Porsche Backed eFuel Company Ready To Build Fuel Plant In Tasmania

Concept design for an eFuel plant.

The German top marque has for some time been vocal about its ambitions to produce carbon-neutral eFuels. It has invested $75 million in HIF Global LLC, a holding company of internationally active project developers of eFuel production facilities.

From 2026, Porsche and its partners plan to produce 100 million litres of carbon-neutral eFuels per year, in Tasmania. HIF Global LLC, says its Carbon Neutral eFuel Plant will be located around 30km south of Burnie, Tasmania, with a design inspired by a similar plant in Chile.

HIF Global LLC says the plant will be located around 30 kilometers south of Burnie, Tasmania.

“Australia has exceptional renewable energy resources that can be transformed into liquid fuels and used in existing engines,” said HIF Global president and CEO Cesar Norton.

“Today, we begin the first step in Tasmania to produce hydrogen from renewable energy, capture carbon dioxide from a biogenic source and produce highly competitive eFuels that will be the carbon neutral energy of tomorrow.”

With construction planned to kick off in 2024, just in time to be ready to start producing fuel in 2026, Porsche aims to be able to produce 190 tons of fuel per day using clean and renewable energy, essentially making combustion cars greener than electric counterparts.

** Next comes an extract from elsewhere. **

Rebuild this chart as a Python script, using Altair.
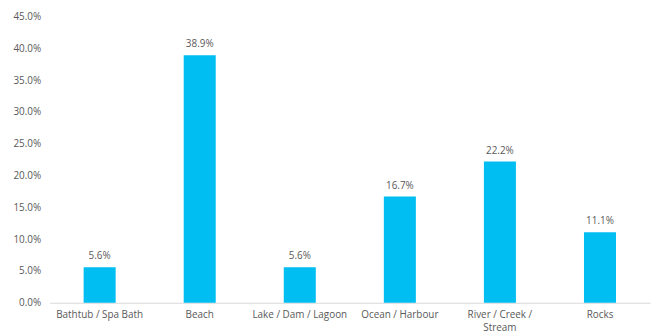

eFuels are produced with the help of electricity from renewable energy sources, water and CO2 from the air. In contrast to conventional fuels, they do not release additional CO2 but are climate neutral in the entire balance. Thanks to their compatibility with today’s internal combustion engines, eFuels can also power vehicles, airplanes and ships, thus allowing them to continue to operate but in a climate-friendly manner. The same applies to all heating systems that use liquid and gaseous fuels. Existing transport, distribution and fuel/gas infrastructures can also continue to be used.

The eFuel production process illustrated.

Porsche says that compared to today’s conventional fuels, eFuels have as little as 8 components in them, making them better for the engines that consume them, as well as the environment. Conventional fuels have between 30 and 40 components.

Porsche hopes that if the eFuel ventures succeed, it will mean the prolonging of the life of the internal combustion engine which is an essential component in the automaker’s products. Porsche already sells a line of fully electric models.

Porsche already operates an eFuel plant in Chile, in collaboration with Siemens Energy, AME, Enel, and a Chilean petrochemical company.